## What to do
Set down the data below from its first line to the line holding "import seaborn as sns", inclusive; omit all pictures.

====================

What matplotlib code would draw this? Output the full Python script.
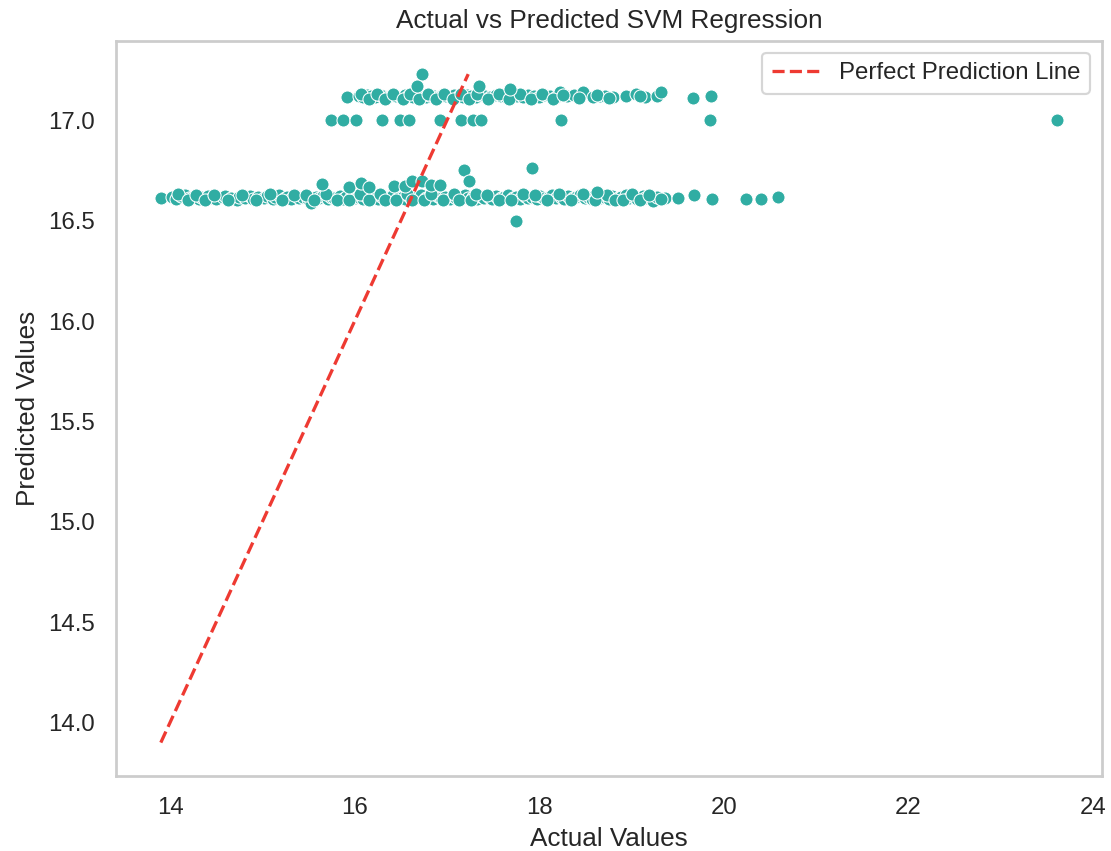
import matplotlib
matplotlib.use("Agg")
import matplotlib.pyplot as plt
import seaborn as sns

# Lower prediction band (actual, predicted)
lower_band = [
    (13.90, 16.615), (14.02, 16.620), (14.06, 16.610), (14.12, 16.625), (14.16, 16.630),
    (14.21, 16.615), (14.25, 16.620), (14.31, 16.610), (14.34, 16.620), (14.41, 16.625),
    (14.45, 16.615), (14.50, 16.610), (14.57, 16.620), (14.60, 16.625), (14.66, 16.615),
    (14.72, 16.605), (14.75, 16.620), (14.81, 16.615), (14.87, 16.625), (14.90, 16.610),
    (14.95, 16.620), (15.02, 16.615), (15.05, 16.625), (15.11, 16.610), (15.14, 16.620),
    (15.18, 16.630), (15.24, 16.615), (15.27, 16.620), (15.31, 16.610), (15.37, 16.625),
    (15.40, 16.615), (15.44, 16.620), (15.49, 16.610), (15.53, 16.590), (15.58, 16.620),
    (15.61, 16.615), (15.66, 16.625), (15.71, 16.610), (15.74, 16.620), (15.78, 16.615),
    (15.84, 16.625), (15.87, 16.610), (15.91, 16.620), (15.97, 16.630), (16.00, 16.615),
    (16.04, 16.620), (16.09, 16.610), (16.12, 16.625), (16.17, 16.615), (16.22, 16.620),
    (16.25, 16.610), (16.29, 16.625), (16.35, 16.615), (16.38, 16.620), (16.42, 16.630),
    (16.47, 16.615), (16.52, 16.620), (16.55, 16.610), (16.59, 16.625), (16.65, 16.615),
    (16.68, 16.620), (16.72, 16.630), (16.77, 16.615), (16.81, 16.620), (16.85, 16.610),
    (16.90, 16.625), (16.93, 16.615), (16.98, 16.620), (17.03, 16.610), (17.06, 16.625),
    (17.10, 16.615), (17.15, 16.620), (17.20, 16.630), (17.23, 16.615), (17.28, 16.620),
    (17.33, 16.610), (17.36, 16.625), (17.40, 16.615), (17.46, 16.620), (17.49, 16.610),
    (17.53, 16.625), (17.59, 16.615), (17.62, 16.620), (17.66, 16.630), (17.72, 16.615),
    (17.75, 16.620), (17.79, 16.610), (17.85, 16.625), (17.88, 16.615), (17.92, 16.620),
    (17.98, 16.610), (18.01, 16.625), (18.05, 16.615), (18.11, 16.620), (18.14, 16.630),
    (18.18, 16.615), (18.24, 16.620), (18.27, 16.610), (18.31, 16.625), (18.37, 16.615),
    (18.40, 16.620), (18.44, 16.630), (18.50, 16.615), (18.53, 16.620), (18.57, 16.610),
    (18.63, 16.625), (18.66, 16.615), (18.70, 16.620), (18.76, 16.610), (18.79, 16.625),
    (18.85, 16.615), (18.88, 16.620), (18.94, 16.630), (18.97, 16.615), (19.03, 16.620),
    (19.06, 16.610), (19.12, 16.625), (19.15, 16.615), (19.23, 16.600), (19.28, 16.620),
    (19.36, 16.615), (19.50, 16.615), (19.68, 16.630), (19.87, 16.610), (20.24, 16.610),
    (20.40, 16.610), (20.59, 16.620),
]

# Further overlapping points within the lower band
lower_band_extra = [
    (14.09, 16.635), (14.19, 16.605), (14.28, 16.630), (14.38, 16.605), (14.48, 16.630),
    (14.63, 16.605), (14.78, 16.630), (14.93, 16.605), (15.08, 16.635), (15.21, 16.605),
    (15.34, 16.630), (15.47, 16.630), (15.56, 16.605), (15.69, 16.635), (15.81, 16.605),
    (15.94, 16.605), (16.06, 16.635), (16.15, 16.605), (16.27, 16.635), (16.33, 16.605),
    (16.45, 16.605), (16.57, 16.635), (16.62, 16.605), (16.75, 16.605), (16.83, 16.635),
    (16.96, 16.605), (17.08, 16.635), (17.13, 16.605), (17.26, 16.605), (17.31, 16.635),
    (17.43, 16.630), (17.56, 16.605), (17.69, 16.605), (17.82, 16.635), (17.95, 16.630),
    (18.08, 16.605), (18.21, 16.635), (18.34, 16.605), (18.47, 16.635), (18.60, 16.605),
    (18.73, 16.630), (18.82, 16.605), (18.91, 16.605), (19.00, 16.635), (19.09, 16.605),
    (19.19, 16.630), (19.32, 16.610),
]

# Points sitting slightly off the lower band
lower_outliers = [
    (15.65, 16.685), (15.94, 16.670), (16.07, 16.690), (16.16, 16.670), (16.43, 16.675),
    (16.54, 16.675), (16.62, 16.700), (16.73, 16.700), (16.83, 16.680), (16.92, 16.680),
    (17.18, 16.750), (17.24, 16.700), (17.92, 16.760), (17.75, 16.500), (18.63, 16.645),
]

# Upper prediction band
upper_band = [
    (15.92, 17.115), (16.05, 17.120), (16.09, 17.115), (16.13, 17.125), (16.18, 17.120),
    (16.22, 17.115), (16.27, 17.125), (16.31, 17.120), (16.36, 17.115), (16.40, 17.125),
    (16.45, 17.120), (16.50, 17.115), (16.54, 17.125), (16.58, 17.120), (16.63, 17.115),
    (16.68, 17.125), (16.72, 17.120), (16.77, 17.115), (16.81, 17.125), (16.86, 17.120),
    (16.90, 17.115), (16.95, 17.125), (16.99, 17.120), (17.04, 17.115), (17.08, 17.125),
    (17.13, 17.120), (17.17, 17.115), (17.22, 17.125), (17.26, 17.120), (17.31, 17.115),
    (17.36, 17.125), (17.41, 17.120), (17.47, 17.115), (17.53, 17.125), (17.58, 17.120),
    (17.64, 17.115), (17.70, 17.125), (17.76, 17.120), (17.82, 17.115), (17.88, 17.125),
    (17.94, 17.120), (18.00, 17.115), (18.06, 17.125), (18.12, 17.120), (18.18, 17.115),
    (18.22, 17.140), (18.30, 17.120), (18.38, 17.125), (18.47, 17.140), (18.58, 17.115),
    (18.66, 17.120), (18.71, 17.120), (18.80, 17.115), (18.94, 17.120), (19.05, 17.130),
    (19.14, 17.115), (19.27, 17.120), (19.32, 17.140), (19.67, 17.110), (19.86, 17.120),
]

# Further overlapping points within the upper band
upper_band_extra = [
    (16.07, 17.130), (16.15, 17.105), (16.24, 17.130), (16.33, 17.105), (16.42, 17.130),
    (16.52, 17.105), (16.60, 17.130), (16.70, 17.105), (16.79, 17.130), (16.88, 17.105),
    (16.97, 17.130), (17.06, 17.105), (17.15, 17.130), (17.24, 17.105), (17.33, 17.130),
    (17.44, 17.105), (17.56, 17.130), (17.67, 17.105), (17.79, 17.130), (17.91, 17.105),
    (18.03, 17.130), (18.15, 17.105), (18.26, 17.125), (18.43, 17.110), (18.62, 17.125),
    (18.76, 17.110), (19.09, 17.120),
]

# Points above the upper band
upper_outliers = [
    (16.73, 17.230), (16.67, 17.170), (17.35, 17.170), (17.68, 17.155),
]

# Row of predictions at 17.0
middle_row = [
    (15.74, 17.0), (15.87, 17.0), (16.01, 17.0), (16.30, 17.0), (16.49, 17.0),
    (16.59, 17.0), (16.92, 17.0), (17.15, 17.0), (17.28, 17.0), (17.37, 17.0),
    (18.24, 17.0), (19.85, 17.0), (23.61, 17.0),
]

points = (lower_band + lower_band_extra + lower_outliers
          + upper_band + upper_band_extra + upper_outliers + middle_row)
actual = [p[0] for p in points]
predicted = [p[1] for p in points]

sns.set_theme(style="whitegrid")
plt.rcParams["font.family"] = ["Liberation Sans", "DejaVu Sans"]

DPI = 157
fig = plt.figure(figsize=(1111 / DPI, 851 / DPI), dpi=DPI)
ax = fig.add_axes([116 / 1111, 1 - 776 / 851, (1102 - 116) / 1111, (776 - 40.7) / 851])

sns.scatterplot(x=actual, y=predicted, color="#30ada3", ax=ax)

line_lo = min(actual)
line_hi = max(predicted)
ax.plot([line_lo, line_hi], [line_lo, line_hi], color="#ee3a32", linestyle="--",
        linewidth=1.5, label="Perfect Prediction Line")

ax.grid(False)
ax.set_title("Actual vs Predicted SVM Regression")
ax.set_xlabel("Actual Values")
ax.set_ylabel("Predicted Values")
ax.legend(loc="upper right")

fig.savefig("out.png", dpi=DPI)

====================

## Worked answer
What matplotlib code would draw this? Output the full Python script.
import matplotlib
matplotlib.use("Agg")
import matplotlib.pyplot as plt
import seaborn as sns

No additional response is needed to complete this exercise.